The Danish government is trying to finance a tax cut by adding a ceiling on pension plans and by eliminating a deduction it would otherwise make to health insurance - a move which, according to experts, could see the State receive as much as DKK2bn to finance tax cuts with.
However, pension provider Forsikring & Pension has warned there could be reprisals as Danes will demand so-called ‘commitment pensions' as part of their salary if the proposal to cap retirement savings were to win the backing of the political majority.

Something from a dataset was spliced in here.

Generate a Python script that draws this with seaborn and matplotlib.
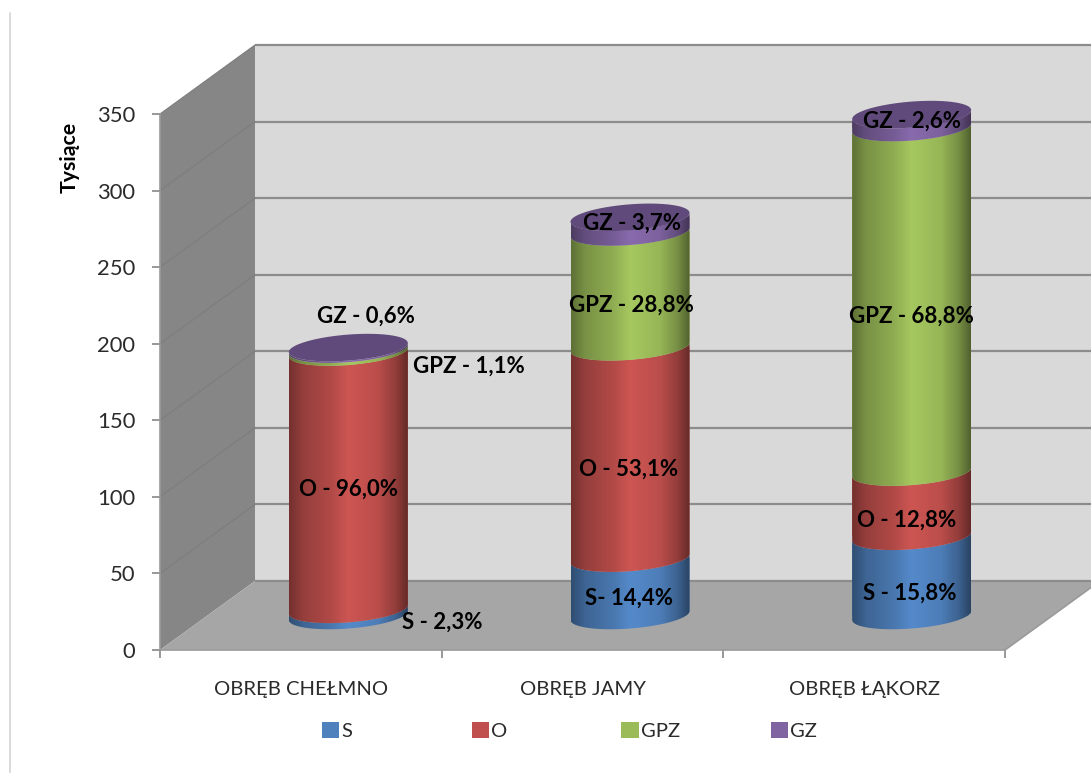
import numpy as np
import pandas as pd
import seaborn as sns
import matplotlib
matplotlib.use("Agg")
import matplotlib.pyplot as plt
from matplotlib.patches import Polygon, Patch
from matplotlib.path import Path
from matplotlib.transforms import Affine2D
from matplotlib.lines import Line2D

# ---------- data ----------
categories = ["OBRĘB CHEŁMNO", "OBRĘB JAMY", "OBRĘB ŁĄKORZ"]
series_names = ["S", "O", "GPZ", "GZ"]
values_s = [4.0, 37.4, 51.7]
values_o = [168.0, 138.0, 41.9]
values_gpz = [1.9, 75.0, 225.0]
values_gz = [1.05, 9.6, 8.5]
labels_s = ["S - 2,3%", "S- 14,4%", "S - 15,8%"]
labels_o = ["O - 96,0%", "O - 53,1%", "O - 12,8%"]
labels_gpz = ["GPZ - 1,1%", "GPZ - 28,8%", "GPZ - 68,8%"]
labels_gz = ["GZ - 0,6%", "GZ - 3,7%", "GZ - 2,6%"]
y_ticks = [0, 50, 100, 150, 200, 250, 300, 350]

# ---------- style ----------
colors = ["#4f81bd", "#c0504d", "#9bbb59", "#8064a2"]
top_face = "#604a7b"
label_offsets = [
    [(94, -10), (-1, -11), (-2, -17)],
    [(0, -8), (-1, -17), (-5, -16)],
    [(121, -16), (1, -16), (0, -16)],
    [(18, 32), (2, 1), (0, 0)],
]
W, H = 1091, 773
PX_X, PX_Y = 845 / 3.0, 536 / 350.0        # pixels per category / per unit
DEPTH_X, DEPTH_Y = 95 / PX_X, 69 / PX_Y    # full depth of the 3-D box
BAR_W = 119 / PX_X
ELL_B, ELL_S = 13.0 / PX_Y, 4.5 / PX_Y     # ellipse half-height and tilt

sns.set_theme(style="white")
plt.rcParams["font.family"] = ["Lato", "DejaVu Sans"]
fig = plt.figure(figsize=(W / 100, H / 100), dpi=100, facecolor="white")
ax = fig.add_axes([160 / W, (H - 650) / H, 845 / W, 536 / H])
ax.set_facecolor("none")

frame = pd.DataFrame({"cat": categories, "S": values_s, "O": values_o,
                      "GPZ": values_gpz, "GZ": values_gz})

# walls and floor
XL, XR, YT = -0.5, 2.5, 350
XFAR = XR + 1.0
zk = dict(clip_on=False, lw=0)
ax.add_patch(Polygon([(XL + DEPTH_X, DEPTH_Y), (XFAR, DEPTH_Y), (XFAR, YT + DEPTH_Y),
                      (XL + DEPTH_X, YT + DEPTH_Y)], fc="#d9d9d9", zorder=0.5, **zk))
ax.add_patch(Polygon([(XL, 0), (XL + DEPTH_X, DEPTH_Y), (XL + DEPTH_X, YT + DEPTH_Y),
                      (XL, YT)], fc="#868686", zorder=0.6, **zk))
ax.add_patch(Polygon([(XL, 0), (XR, 0), (XR + DEPTH_X, DEPTH_Y), (XFAR, DEPTH_Y), (XL + DEPTH_X, DEPTH_Y)],
                     fc="#a6a6a6", zorder=0.7, **zk))
for t in y_ticks:
    ax.plot([XL + DEPTH_X, XFAR], [t + DEPTH_Y] * 2, color="#8c8c8c", lw=1.6,
            clip_on=False, zorder=0.8, solid_capstyle="butt")
    if t > 0:
        ax.plot([XL, XL + DEPTH_X], [t, t + DEPTH_Y], color="#7d7d7d", lw=0.8,
                clip_on=False, zorder=0.8)
ax.plot([XR, XR + DEPTH_X], [0, DEPTH_Y], color="#9a9a9a", lw=1.2, clip_on=False, zorder=0.85)

shade_x = [0, 0.12, 0.35, 0.5, 0.75, 0.9, 1]
shade_v = [0.60, 0.78, 0.92, 1.07, 0.97, 0.76, 0.52]
shade = np.interp(np.linspace(0, 1, 256), shade_x, shade_v)


def arc(xc, yc, reverse=False):
    t = np.linspace(np.pi, 2 * np.pi, 60)       # front half of the ellipse
    xs = xc + BAR_W / 2 * np.cos(t)
    ys = yc + ELL_B * np.sin(t) + ELL_S * np.cos(t)
    pts = np.column_stack([xs, ys])
    return pts[::-1] if reverse else pts


shift = Affine2D().translate(DEPTH_X / 2, DEPTH_Y / 2) + ax.transData
base = np.zeros(3)
all_labels = [labels_s, labels_o, labels_gpz, labels_gz]
for k, name in enumerate(series_names):
    vals = frame[name].to_numpy()
    n_before = len(ax.containers)
    sns.barplot(data=frame, x="cat", y=name, color=colors[k], saturation=1,
                width=BAR_W, bottom=base, ax=ax, errorbar=None, zorder=3 + k)
    bars = ax.containers[n_before]
    rgb = np.array(matplotlib.colors.to_rgb(colors[k]))
    img = np.clip(shade[None, :, None] * rgb[None, None, :], 0, 1)
    for i, bar in enumerate(bars):
        xc = i + DEPTH_X / 2
        y0 = base[i] + DEPTH_Y / 2
        y1 = y0 + vals[i]
        poly = np.vstack([arc(xc, y0), arc(xc, y1, reverse=True), arc(xc, y0)[:1]])
        clip = Path(poly, closed=True)
        bar.set_transform(shift)
        bar.set_linewidth(0)
        bar.set_clip_box(fig.bbox)
        bar.set_clip_path(clip, transform=ax.transData)
        im = ax.imshow(img, extent=[xc - BAR_W / 2, xc + BAR_W / 2, y0 - 2 * ELL_B, y1 + 2 * ELL_B],
                       aspect="auto", zorder=3.5 + k, interpolation="bilinear")
        im.set_clip_box(fig.bbox)
        im.set_clip_path(clip, transform=ax.transData)
        if k == len(series_names) - 1:
            t = np.linspace(0, 2 * np.pi, 120)
            face = np.column_stack([xc + BAR_W / 2 * np.cos(t),
                                    y1 + ELL_B * np.sin(t) + ELL_S * np.cos(t)])
            ax.add_patch(Polygon(face, fc=top_face, lw=0, clip_on=False, zorder=8))
        ax.annotate(all_labels[k][i], xy=(xc, y0 + vals[i] / 2),
                    xytext=label_offsets[k][i], textcoords="offset pixels",
                    ha="center", va="center", fontsize=16, fontweight="bold",
                    color="black", zorder=20, annotation_clip=False)
    base = base + vals

# axes
ax.set_xlim(XL, XR)
ax.set_ylim(0, 350)
ax.set_yticks(y_ticks)
ax.set_xticks([0, 1, 2])
ax.set_xticklabels(categories)
ax.set_xticks([-0.5, 0.5, 1.5, 2.5], minor=True)
ax.tick_params(axis="x", which="major", length=0, pad=22, labelsize=14.6, labelcolor="#2b2b2b")
ax.tick_params(axis="x", which="minor", length=5.8, width=1.2, color="#868686", bottom=True)
ax.tick_params(axis="y", which="major", length=5.8, width=1.2, color="#868686", left=True,
               pad=12, labelsize=15.8, labelcolor="#2b2b2b")
ax.set_xlabel("")
ax.set_ylabel("Tysiące", fontsize=15.3, fontweight="bold", color="black", labelpad=0)
ax.yaxis.set_label_coords((80 - 160) / 845, (650 - 157) / 536)
ax.grid(False)
for s in ("top", "right"):
    ax.spines[s].set_visible(False)
for s in ("left", "bottom"):
    ax.spines[s].set_color("#9a9a9a")
    ax.spines[s].set_linewidth(1.2)
    ax.spines[s].set_zorder(2)

# legend
handles = [Patch(fc=c, ec="none") for c in colors]
leg = fig.legend(handles, series_names, loc="center left",
                 bbox_to_anchor=(322 / W, (H - 731) / H), ncol=4, frameon=False,
                 fontsize=14.6, handlelength=0.85, handleheight=0.85, handletextpad=0.1,
                 columnspacing=4.5, labelcolor="#2b2b2b", borderpad=0, borderaxespad=0)
leg._legend_handle_box.mode = "equal"

# pale page edge at the left
fig.add_artist(Line2D([9.5 / W, 9.5 / W], [0, (H - 13) / H], color="#d4d4d4", lw=1.2))

fig.savefig("out.png", dpi=100, facecolor="white")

Forsikring & Pension (F&P) has predicted such pensions, which are independent of the monthly pensions saving, might be used as an alternative route by the Danes to avoid the ceiling on pensions.
Similarly, F&P had argued the ceiling will not have the desired effect but most pensioners could instead cover the cost of the tax cut as they tend to pay the highest tax rate when they retire.

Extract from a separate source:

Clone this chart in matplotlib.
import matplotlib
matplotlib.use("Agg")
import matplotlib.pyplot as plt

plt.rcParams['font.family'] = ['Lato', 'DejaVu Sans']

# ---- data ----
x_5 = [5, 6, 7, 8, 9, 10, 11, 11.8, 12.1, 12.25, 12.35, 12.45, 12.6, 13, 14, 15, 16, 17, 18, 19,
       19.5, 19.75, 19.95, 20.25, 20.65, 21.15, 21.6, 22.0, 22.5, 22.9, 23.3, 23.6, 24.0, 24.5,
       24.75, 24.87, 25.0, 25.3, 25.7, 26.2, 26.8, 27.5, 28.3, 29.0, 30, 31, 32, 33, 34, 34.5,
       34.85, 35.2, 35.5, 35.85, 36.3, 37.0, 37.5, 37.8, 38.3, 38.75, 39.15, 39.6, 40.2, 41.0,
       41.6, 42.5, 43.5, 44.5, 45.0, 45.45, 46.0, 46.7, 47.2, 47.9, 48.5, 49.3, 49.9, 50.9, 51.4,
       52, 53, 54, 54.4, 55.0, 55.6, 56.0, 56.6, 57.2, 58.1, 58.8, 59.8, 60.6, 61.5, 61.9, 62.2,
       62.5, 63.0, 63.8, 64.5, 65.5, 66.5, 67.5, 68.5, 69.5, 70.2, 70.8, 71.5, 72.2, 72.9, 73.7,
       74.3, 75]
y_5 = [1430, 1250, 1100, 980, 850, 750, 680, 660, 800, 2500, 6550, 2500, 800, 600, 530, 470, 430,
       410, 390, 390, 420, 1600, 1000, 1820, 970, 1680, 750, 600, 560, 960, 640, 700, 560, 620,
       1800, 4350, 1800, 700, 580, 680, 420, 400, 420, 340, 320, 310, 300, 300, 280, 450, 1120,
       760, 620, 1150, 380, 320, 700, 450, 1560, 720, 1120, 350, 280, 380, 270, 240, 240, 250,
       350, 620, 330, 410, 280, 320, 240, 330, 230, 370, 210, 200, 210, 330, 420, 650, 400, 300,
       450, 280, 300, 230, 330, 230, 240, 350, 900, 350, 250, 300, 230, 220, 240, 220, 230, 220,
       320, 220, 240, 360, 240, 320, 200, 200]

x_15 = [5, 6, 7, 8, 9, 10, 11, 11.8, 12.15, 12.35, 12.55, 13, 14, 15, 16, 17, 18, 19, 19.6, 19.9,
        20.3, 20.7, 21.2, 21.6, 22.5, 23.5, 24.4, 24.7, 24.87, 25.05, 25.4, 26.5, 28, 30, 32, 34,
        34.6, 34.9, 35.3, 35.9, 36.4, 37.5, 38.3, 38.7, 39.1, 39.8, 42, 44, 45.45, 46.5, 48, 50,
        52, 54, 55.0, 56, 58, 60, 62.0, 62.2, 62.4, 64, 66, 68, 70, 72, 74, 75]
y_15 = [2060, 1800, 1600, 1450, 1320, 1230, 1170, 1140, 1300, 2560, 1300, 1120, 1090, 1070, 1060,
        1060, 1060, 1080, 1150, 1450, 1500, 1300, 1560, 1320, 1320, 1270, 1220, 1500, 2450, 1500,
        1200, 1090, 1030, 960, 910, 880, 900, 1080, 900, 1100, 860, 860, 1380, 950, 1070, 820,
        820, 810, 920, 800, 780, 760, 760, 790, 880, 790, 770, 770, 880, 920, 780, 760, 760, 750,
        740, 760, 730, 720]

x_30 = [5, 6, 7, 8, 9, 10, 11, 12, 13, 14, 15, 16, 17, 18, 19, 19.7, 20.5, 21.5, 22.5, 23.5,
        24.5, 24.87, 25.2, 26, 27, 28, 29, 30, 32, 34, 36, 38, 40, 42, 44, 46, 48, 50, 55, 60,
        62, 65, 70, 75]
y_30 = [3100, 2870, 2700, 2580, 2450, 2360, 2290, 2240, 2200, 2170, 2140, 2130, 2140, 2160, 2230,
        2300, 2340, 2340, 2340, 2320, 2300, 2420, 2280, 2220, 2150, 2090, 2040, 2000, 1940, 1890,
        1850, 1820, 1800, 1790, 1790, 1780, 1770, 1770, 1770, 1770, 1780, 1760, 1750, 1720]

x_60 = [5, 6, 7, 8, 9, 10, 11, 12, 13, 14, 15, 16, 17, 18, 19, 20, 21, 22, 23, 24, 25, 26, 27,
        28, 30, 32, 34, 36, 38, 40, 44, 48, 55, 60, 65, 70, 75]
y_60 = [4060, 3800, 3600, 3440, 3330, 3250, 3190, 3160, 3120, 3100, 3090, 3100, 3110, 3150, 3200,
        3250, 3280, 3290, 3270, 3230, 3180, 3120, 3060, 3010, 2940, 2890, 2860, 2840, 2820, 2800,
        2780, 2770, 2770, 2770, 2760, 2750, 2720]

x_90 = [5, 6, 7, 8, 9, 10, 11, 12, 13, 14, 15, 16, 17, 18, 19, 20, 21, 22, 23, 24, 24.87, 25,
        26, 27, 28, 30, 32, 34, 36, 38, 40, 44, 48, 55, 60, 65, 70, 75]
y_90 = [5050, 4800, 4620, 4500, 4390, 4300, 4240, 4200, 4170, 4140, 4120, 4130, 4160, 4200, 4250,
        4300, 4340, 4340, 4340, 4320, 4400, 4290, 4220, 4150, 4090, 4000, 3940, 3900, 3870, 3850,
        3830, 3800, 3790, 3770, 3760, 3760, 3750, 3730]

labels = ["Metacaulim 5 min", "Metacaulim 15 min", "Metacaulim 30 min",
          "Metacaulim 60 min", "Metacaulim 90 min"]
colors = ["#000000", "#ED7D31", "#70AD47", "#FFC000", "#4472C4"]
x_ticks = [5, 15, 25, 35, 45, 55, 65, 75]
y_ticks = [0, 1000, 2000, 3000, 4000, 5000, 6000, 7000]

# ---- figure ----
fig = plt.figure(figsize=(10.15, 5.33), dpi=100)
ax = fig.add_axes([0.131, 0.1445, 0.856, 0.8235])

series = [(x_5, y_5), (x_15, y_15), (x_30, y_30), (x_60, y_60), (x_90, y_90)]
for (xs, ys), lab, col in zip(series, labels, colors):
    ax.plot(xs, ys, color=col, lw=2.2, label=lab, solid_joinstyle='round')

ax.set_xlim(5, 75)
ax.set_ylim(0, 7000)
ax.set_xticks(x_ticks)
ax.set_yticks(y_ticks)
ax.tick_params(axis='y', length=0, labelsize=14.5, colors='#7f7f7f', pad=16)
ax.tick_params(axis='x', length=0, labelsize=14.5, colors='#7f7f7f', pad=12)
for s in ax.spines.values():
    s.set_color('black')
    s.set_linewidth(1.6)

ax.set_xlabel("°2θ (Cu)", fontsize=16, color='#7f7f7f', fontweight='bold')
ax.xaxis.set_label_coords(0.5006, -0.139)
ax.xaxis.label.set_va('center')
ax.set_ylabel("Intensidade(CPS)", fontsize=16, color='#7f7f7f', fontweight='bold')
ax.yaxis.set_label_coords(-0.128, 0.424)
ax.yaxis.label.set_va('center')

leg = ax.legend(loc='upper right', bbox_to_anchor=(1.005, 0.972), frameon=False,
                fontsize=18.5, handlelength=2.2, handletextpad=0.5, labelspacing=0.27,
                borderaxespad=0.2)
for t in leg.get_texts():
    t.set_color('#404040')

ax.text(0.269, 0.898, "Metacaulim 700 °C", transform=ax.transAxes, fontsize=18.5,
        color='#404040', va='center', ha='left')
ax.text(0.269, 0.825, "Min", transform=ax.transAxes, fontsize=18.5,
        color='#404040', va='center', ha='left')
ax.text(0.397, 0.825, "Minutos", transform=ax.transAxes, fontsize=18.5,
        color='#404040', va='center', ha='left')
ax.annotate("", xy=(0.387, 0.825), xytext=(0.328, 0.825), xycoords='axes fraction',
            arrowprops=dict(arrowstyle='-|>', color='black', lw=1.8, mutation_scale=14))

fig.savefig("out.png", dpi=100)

According to figures from the pension provider, more than 60,000 Danes aged 55-64 years pay over DKK100,000 a year into their pension plan, which means most are likely to pay the highest tax rate as pensioners and "their tax [payment] would therefore only be deferred until retirement if the ceiling is imposed, "said Per Bremer Rasmussen, executive director of The Danish Insurance Association.
Forsikring & Pension argued this could also lead to an increase in the demand for ‘commitment pensions' - such as those enjoyed by government officials and ministers - when people apply for new jobs, as employers' payments to these arrangements often far exceed DKK100,000 annually.
A minister in his position for eight years, for example, has the right to a pension commitment worth DKK 285,000 DKK a year and for the rest of his life when he reaches the age of 60.
However, economist Professor Jan Rose Skaksen noted there was no consideration of commitment pensions in the experts' latest recommendations.
"A pensions ceiling shall limit tax deductions. And since commitment pensions do not trigger such deductions, we have not looked at them, "he said.